Of course, not everyone was enthusiastic about celebrating the day. I saw way too many men asking why we don’t have International Men’s Day. That is because they have chosen to try to make IWD about men instead of realizing that there is an International Men’s Day on November 19th. Of course, had they any real or true vested interest in such a day, they would already know that. Does it surprise me at all that a man would come to the conclusion that having a day to honour women takes away from the honour they receive as men? Of course not. Because most of the time, people think that by making space for others, they are taking space away from themselves, when that simply is not the case.
The Timehop app also did it’s job, showing my social media activity on that day for the past 8 years – all of which spoke to IWD and feminism. This reminded me that I have always considered myself a feminist and that these issues have always been important to me. It also reminded me that the way in which I’ve rebuilt myself over the past year has catapulted me into a new depth of feminism because when I rebuilt myself, I used feminism as the foundation.
I celebrated by attending a screening of Suffragette with all of the proceeds going to the Vancouver Rape Relief Shelter – the first shelter of it’s kind in Canada. The movie was shown with the caveat and recognition that it did not reflect the presence of WOC in the movement, which was a major fault. The VRRWS rep shared statistics with us, many which received frustrated and sometimes surprised reactions from the audience. For instance, did you know what although white women were granted the vote in 1918, Aboriginal women were allowed to vote until the 1960’s? On a global scale, Saudi Arabia gave some women the right to vote in 2015, making it the last country in the world to finally give women the right to vote. For anyone who says we already have equality, you’re wrong.

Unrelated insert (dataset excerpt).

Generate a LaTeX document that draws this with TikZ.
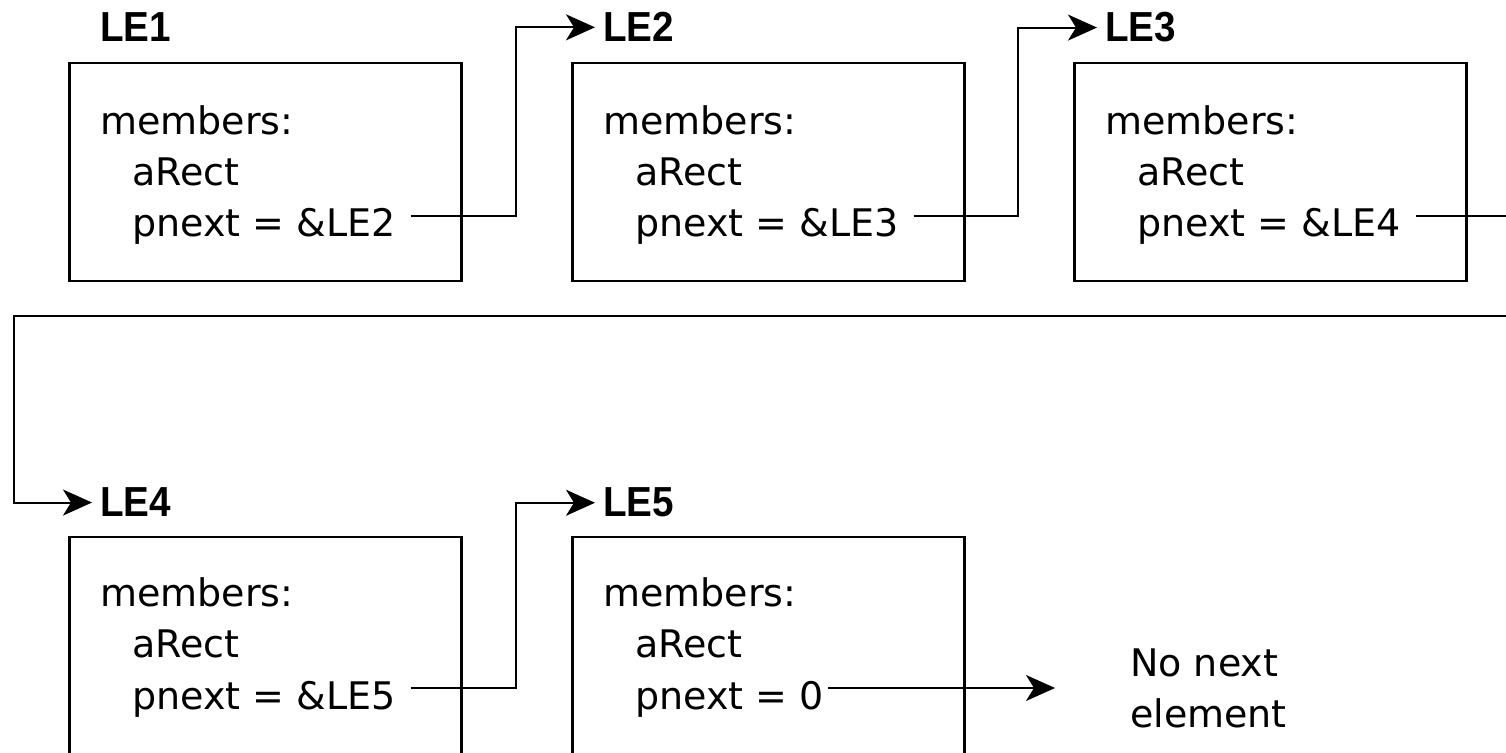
\documentclass[tikz,border=0pt]{standalone}
\usepackage{fontspec}
\usetikzlibrary{arrows.meta,calc}
\newfontfamily\bodyfam{DejaVu Sans}
\newfontfamily\lblfam[FakeStretch=0.92]{Liberation Sans Bold}
\newcommand\bodyfnt{\bodyfam\fontsize{38pt}{51pt}\selectfont}
\newcommand\lblfnt{\lblfam\fontsize{42pt}{48pt}\selectfont}
\tikzset{
  elem/.style={draw, line width=2.5pt, minimum width=392pt, minimum height=218pt, anchor=north west, inner sep=0pt},
  lbl/.style={font=\lblfnt, anchor=base west, inner sep=0pt},
  txt/.style={font=\bodyfnt, anchor=base west, inner sep=0pt},
  conn/.style={line width=2pt},
  arr/.style={conn, -{Stealth[length=29pt,width=26pt,inset=8pt]}, shorten >=8pt},
}
\begin{document}
\begin{tikzpicture}[x=1pt,y=1pt]
\useasboundingbox (0,0) rectangle (1506,752);
\clip (0,0) rectangle (1506,752);
\fill[white] (0,0) rectangle (1506,752);
% row 1
\node[elem] (E1) at (68,690) {};
\node[elem] (E2) at (571,690) {};
\node[elem] (E3) at (1073,690) {};
\node[lbl] (L1) at (100,710) {LE1};
\node[lbl] (L2) at (603,710) {LE2};
\node[lbl] (L3) at (1105,710) {LE3};
\node[txt] (m1) at (100,617) {members:};
\node[txt] (a1) at (132,566) {aRect};
\node[txt] (p1) at (132,515) {pnext = \&LE2};
\node[txt] (m2) at (603,617) {members:};
\node[txt] (a2) at (635,566) {aRect};
\node[txt] (p2) at (635,515) {pnext = \&LE3};
\node[txt] (m3) at (1105,617) {members:};
\node[txt] (a3) at (1137,566) {aRect};
\node[txt] (p3) at (1137,515) {pnext = \&LE4};
% row 2
\node[elem] (E4) at (68,216) {};
\node[elem] (E5) at (571,216) {};
\node[lbl] (L4) at (100,235) {LE4};
\node[lbl] (L5) at (603,235) {LE5};
\node[txt] (m4) at (100,145) {members:};
\node[txt] (a4) at (132,94) {aRect};
\node[txt] (p4) at (132,43) {pnext = \&LE5};
\node[txt] (m5) at (603,145) {members:};
\node[txt] (a5) at (635,94) {aRect};
\node[txt] (p5) at (635,43) {pnext = 0};
\node[txt] (n1) at (1130,76) {No next};
\node[txt] (n2) at (1130,25) {element};
% connector starts and bends
\coordinate (s1) at ($(p1.base east)+(15,21)$);
\coordinate (s2) at ($(p2.base east)+(15,21)$);
\coordinate (s3) at ($(p3.base east)+(15,21)$);
\coordinate (s4) at ($(p4.base east)+(15,21)$);
\coordinate (s5) at ($(p5.base east)+(4,21)$);
\coordinate (b1) at (516,0);
\coordinate (b2) at (1018,0);
\coordinate (b4) at (516,0);
\coordinate (r1) at (1530,436);
\coordinate (l1) at (14,436);
% connectors
\draw[arr] (s1) -| (L2.west -| b1) -- (L2.west);
\draw[arr] (s2) -| (L3.west -| b2) -- (L3.west);
\draw[arr] (s3) -| (r1) -- (l1) |- (L4.west);
\draw[arr] (s4) -| (L5.west -| b4) -- (L5.west);
\draw[arr, shorten >=75pt] (s5) -- (s5 -| n1.west);
\end{tikzpicture}
\end{document}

There I sat, watching the movie, surrounded by people who I knew believed in the cause that I do – that feminism is important and that we still need a continued fight for women’s rights on a global scale. There’s a sense of comfort when I’m surrounded by other feminists. I wasn’t worried about how I looked or what I wore. I didn’t mind that my unshaven legs were exposed, and knew that I would not be judged. It’s the only time when I don’t feel like an outsider. Some viewers cheered at high points in the film and you could hear collective sobs during low points. The only shit part, is that while watching a movie about women being treated as less than human and the violence they faced at the hands of men, I couldn’t help but have a tiny voice in the very back of my head thinking, “I hope that no crazy anti-feminist comes in here and attacks us”. That’s my reality because if history has shown us anything, it’s that anti-feminists can be violent and shooting up a theatre is not out of the realm of possibility. These thoughts were sobering for me and created a transcendent connection between the struggles I watched on film and the state of women’s safety today.